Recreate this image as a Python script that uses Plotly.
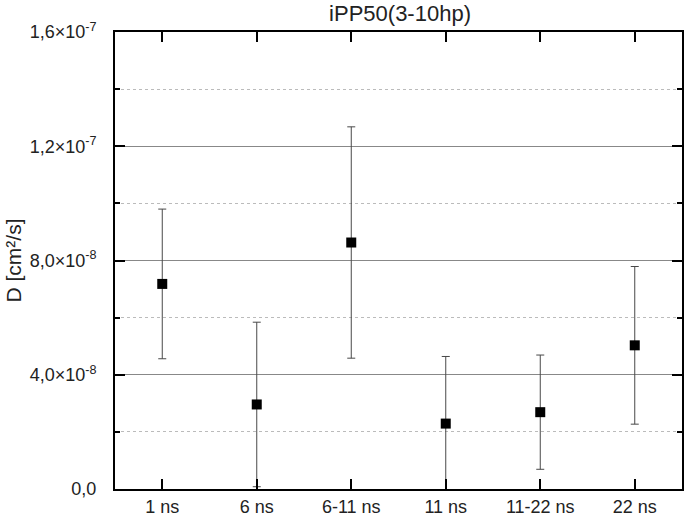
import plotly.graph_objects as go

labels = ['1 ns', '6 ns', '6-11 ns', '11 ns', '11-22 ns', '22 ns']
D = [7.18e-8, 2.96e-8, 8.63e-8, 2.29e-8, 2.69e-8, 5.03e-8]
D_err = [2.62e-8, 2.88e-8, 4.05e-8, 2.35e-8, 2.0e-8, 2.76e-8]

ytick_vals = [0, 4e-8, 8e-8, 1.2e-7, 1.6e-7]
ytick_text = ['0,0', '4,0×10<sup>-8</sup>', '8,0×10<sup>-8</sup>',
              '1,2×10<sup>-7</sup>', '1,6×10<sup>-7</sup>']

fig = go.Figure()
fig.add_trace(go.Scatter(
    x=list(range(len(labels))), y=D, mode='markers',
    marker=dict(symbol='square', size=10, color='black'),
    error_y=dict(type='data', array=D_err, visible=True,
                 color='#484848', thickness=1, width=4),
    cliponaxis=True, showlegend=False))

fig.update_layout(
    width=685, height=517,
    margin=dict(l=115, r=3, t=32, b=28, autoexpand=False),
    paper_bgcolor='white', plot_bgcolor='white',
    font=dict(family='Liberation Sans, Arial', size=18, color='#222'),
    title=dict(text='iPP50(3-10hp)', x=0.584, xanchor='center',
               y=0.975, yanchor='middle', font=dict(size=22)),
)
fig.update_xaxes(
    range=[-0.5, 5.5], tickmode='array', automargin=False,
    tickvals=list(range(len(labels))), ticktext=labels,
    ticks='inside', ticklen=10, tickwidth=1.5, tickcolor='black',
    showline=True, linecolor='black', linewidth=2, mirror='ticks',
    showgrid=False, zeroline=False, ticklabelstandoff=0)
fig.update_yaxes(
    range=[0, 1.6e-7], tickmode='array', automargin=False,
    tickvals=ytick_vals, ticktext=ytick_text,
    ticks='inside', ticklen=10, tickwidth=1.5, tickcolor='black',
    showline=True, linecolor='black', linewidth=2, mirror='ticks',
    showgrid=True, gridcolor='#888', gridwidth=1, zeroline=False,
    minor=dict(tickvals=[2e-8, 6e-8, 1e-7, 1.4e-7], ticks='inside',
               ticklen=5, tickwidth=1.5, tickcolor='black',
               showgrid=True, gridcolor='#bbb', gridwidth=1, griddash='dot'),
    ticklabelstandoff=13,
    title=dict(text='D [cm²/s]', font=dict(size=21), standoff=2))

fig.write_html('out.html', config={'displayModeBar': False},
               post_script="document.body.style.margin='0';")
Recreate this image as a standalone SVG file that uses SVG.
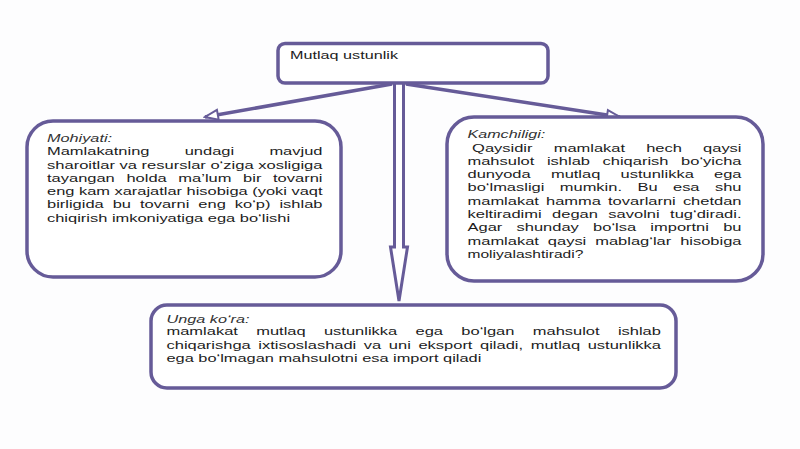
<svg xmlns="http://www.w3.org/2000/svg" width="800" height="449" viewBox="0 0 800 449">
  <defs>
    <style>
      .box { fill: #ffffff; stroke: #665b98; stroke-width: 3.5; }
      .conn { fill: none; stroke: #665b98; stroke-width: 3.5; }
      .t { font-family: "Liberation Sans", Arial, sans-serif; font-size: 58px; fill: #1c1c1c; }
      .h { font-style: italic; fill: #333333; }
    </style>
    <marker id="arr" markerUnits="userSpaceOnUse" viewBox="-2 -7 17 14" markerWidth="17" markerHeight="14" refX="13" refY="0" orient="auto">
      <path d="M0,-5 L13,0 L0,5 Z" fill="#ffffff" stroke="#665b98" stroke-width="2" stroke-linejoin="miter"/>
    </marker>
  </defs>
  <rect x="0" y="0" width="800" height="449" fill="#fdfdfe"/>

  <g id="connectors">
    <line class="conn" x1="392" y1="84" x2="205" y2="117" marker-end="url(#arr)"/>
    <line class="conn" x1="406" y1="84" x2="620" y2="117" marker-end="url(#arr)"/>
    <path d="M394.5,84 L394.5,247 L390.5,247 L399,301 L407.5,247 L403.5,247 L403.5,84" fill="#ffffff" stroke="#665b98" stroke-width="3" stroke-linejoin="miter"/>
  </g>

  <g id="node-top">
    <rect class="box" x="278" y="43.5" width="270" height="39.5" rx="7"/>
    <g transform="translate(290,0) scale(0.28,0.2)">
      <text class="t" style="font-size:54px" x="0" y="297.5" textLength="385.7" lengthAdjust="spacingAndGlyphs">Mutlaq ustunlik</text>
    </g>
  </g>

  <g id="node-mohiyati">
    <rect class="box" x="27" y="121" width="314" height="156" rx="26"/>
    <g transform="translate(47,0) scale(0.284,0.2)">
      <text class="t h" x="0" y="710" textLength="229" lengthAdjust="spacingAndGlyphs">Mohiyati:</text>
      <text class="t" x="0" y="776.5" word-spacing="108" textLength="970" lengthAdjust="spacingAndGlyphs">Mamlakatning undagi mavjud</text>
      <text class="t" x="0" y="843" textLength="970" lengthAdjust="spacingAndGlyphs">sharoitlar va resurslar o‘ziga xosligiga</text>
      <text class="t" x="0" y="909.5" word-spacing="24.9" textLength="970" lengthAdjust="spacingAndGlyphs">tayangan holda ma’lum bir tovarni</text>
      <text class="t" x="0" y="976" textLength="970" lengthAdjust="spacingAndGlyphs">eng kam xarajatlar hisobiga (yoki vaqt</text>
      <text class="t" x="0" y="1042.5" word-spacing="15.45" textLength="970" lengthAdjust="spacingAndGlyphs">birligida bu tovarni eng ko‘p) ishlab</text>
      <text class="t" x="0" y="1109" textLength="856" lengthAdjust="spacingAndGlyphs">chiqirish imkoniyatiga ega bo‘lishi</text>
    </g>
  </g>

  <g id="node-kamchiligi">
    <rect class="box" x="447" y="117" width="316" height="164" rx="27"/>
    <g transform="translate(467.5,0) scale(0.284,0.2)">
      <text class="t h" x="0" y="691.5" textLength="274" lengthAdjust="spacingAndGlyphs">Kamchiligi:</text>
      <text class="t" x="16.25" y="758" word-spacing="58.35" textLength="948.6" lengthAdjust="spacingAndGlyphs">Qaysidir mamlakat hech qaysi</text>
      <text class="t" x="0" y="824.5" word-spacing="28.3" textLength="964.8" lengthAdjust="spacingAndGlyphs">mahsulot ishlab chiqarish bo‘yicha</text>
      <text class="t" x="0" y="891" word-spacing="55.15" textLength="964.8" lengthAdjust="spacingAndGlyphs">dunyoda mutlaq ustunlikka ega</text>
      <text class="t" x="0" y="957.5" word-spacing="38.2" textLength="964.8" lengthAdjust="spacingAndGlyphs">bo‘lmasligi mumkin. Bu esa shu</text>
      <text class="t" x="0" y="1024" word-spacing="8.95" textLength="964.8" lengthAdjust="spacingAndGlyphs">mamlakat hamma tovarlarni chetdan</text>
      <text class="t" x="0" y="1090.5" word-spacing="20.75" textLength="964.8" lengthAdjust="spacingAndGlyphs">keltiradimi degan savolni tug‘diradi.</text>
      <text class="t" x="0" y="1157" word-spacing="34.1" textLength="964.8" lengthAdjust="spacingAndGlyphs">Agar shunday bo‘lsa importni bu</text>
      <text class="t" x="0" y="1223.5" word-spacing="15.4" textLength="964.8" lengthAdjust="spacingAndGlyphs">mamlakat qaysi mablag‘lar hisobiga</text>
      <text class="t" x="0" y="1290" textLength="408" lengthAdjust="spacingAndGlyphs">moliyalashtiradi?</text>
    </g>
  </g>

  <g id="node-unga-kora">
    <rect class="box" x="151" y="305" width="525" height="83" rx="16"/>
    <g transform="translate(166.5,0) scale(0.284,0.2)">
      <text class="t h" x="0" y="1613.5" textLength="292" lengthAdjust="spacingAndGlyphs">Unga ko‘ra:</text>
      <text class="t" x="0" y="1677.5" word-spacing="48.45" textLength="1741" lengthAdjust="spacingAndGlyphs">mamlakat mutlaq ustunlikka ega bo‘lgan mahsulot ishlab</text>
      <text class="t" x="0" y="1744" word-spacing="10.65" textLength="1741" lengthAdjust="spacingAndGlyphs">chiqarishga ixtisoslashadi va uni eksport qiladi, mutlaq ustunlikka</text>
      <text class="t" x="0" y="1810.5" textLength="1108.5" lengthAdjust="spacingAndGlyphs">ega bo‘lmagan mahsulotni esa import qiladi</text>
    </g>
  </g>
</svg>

Task details – Your task is to reproduce the entries above word for word, from the first line through the line with "D_err = [2.62e-8, 2.88e-8, 4.05e-8, 2.35e-8, 2.0e-8, 2.76e-8]", and please leave out any pictures.

Solution –
Recreate this image as a Python script that uses Plotly.
import plotly.graph_objects as go

labels = ['1 ns', '6 ns', '6-11 ns', '11 ns', '11-22 ns', '22 ns']
D = [7.18e-8, 2.96e-8, 8.63e-8, 2.29e-8, 2.69e-8, 5.03e-8]
D_err = [2.62e-8, 2.88e-8, 4.05e-8, 2.35e-8, 2.0e-8, 2.76e-8]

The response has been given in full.